Photo credit: Will Dickey, willdickey.com
This post is by Dr. Clay L. Montague. Clay is an Associate Professor Emeritus at the University of Florida in the Department of Environmental Engineering Sciences.
How Harbor Deepening Impacts Migratory Fishes
Decisions about JAXPORT harbor deepening are being based on incomplete data that may affect you and your food supply. Harbor deepening could eliminate key habitat for seafood production near the freshwater ends of tidal creeks.
Duval County alone includes more than sixty tributaries of the St Johns River estuary, from tiny Mud Flats Creek at Spanish Point to large ones like Clapboard Creek, Trout River, Arlington River, Ortega River and Julington Creek. You may live near a creek that connects to the St Johns River estuary. Many if not all of these tributaries include sensitive habitat for coastal fishes.
Harbor deepening lets in more saltwater from the ocean. The salt travels upstream with the incoming tides, eventually squeezing the brackish and fresh habitat into a smaller space between salt marsh and upland, or overwhelming it altogether.

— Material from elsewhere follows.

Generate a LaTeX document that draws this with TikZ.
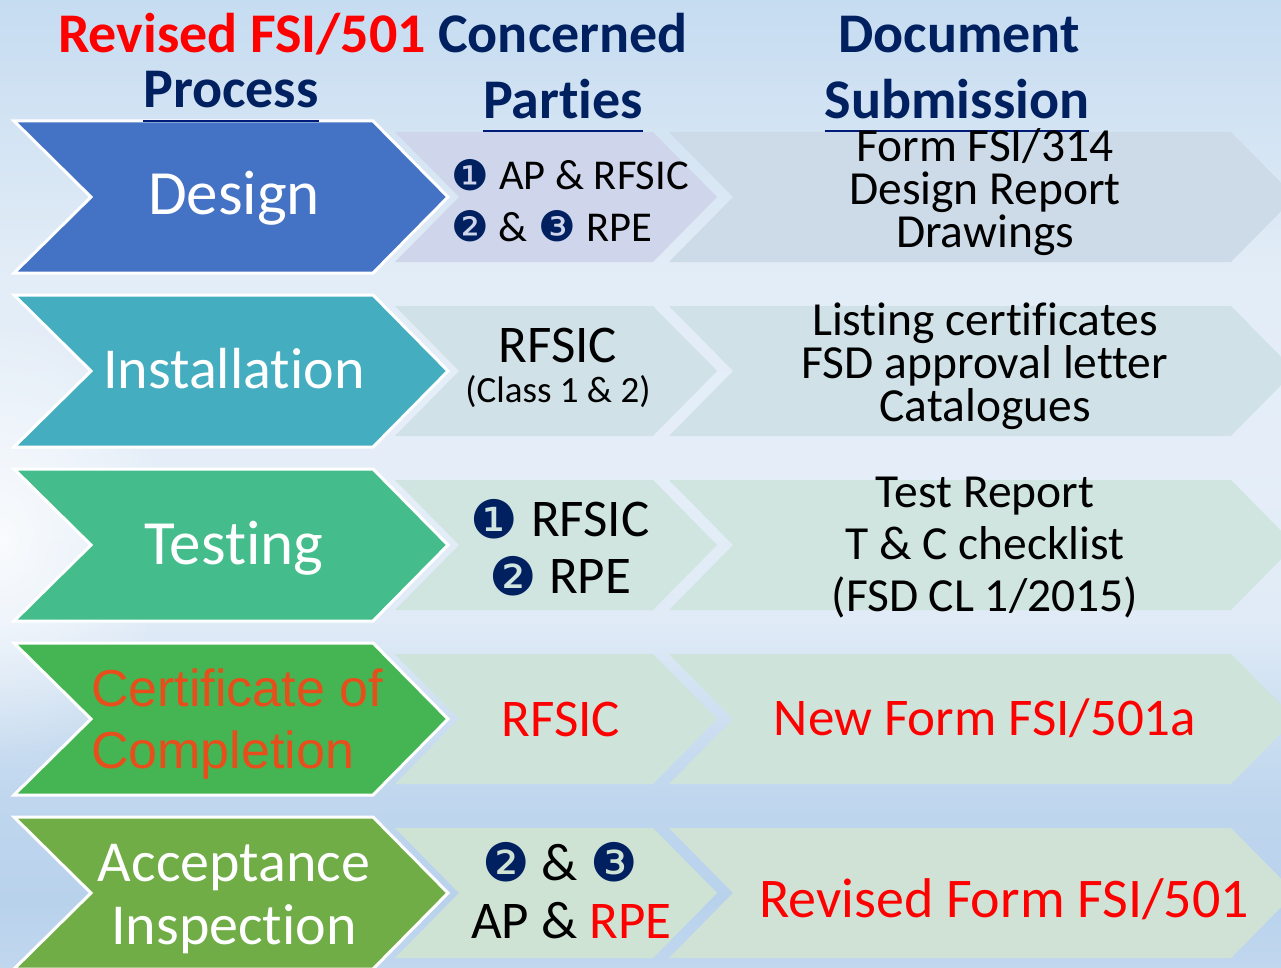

Over the past 50 years, shad, herrings, striped bass, and eels have been in steep decline all along the Atlantic seaboard owing to a variety of assaults on their habitat. Most other commercially and recreationally important fish, shrimp, and crabs also depend on fresh or brackish habitat during some part of their lives. Fishery managers are now trying to restore habitat for all those special coastal species we use as food. Unmitigated impacts of harbor deepening will set back this effort.
The modeling studies to assess the impact of JAXPORT deepening have not adequately evaluated loss of habitat in the vital upstream portions of the many tributaries. In particular, data available to compare with model predictions at the upper reach of Clapboard Creek apparently went unused.
Also, model calibration was done only for a period of drought, incorrectly assuming a worst case scenario. In fact, salinity intrusion during a wet period would be the time when these fresher habitats are well used by fishes, and are therefore most sensitive to a salinity increase caused by harbor deepening.
Furthermore, in a wetlands assessment for the project, upstream impacts of downstream activities seemed to be discounted, perhaps unwittingly, if the assessors hired were not familiar with tidal creeks. In estuaries, effects of downstream actions can easily reach upstream habitats on every incoming tide.
Predictions about upstream impacts in tributaries are crucial to get right if we are to manage seafood production effectively, and compensate appropriately for any damage. Since both validation and calibration of the models seem wholly inadequate, conclusions that impacts are insignificant are unsupportable and probably wrong.
Some have quipped that since sea level is rising, more salt is entering anyway, so why bother? We would not apply that reasoning to our own passing, lest it become an excuse for murder. In the coming century, rising sea level may indeed drive a general retreat from the coast. Even if the only value of fish is for food, our imperative would naturally be to care dearly for the remaining habitat we have for as long as we can. With care, the next century of fish production will support many seafood dinners in spite of rising sea level.
We need not retreat from the coast before necessary, but we can plan better. We can insist on impact predictions based on the best possible modeling efforts and data. With accurate predictions, we can decide together if the project is worth the damage.